Snyder’s spokesman Bill Nowling saw it, though. “It missed the mark a little bit. Political parties do what they do, they don’t consult us first,” said Nowling, who accompanied Snyder on the tailgating outing. As for the ad itself, Nowling said it’s “fair game. Especially when he (Bernero) is taking credit for job creation.”
If Snyder is new to the political game, he at least has mastered the rhetoric. When asked about Bernero’s plan to pull state money out of major banks on Wall Street to invest it in Michigan-based banks, Snyder didn’t pan it, nor did he support it.
“I think I’d talk to the banks first. We have to be careful how we communicate so we don’t drive business out of the state,” he said.
Snyder announced a union endorsement Monday from the Michigan Carpenters and Millwrights and has his own 10-point plan to “Reinvent Michigan.” Around the stadium, Snyder had more support than Bernero, based on a highly unscientific survey of 10 people: Nine were for Snyder, while one Democrat said he hadn’t made up his mind yet.
Tom Charboneau’s tailgate was “randomly” parked next to Snyder’s on Saturday. Charboneau is from Northville and owns a distribution company. The economy has been his main issue for about eight years, he said while smoking a cigar and drinking a can of Labatt Blue Light.
“I like the prospects of Rick instead of the current administration,” he said. “I see myself voting for him — he knows business.”
Charboneau thinks Bernero’s idea about divesting in Wall Street is “bad policy. It’s like a boycott, and when politicians say a thing like that, it drives businesses away.”
Closer to the main entrance, Ted Wright was finishing a can of Bud Light with his friend before going into the game. Wright is middle-aged and an employee at GE Aviation in Grand Rapids, an airplane engineering offshoot of General Electric. He said he will vote for Snyder, but still has healthy skepticism of both candidates and the political system.
“He (Snyder) had his success in an economy that was good, but he would have to legislate in a pisspoor economy,” Wright said. “I don’t know.”
He added that the economy is “everyone’s issue,” but just because politicians step up and say they will create jobs doesn’t make it true or even possible.
“Business owners create jobs. Politicians don’t,” Wright said. “Henry Ford created jobs.

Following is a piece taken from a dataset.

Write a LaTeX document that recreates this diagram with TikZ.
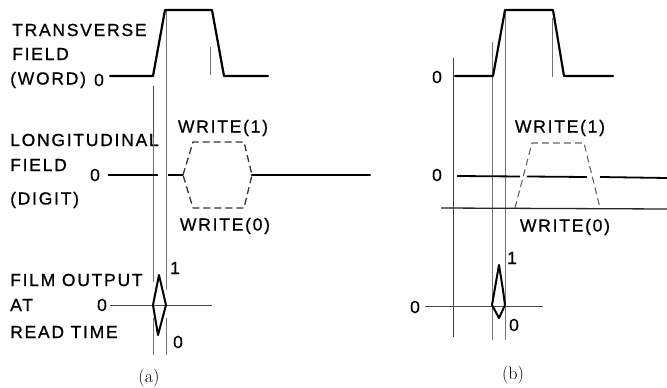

How is Rick Snyder going to create jobs?”
Wright is more concerned about U of M having a winning football season than he is anything politicians promise. Jobs will come back, but U of M head football coach Rich Rodriguez has lost the “respect factor,” he said.
There must be some anti-Snyder sentiment in this town, I thought while walking from the stadium to the quieter Kerrytown district. Two men were drinking coffee and smoking Pall Mall cigarettes outside People’s Food Coop on Fourth Street.
Dylan Manna, a U of M Ph.D. student in physics who has lived in Ann Arbor for more than a decade, was one of them. Would he care to talk politics, particularly about Rick Snyder?
“That asshole?” Manna asked. “Sure, why not?” Manna and his friend Eric Hill, a film student at Washtenaw Community College, said politicians’ stances on social issues tell more about them than any economic promises they make. It seems Snyder’s views on abortion (opposed, except in cases of rape or incest) distance him from both right-to-lifers and social liberals.
“He’s still anti-abortion, so fuck him,” Manna said. “Why is any old man telling a woman what to do?” Hill, who just started fall semester, said his film class professor urged the class not to vote for Rick Snyder because he is rumored to support ending tax incentives for films set in Michigan.
“That’s how I first heard about Rick Snyder,” Hill said. “They (the incentives) may not be creating jobs, but it means money is being spent here.”
Manna said although Snyder has support in Ann Arbor, there is still “some element” of the community he has to win over.
As a businessman, Snyder has been subjected to less public scrutiny than Bernero, Manna said. On top of that, he thinks his town is changing from the more romanticized perception of Ann Arbor.
“This town is not as liberal is it once was,” he said.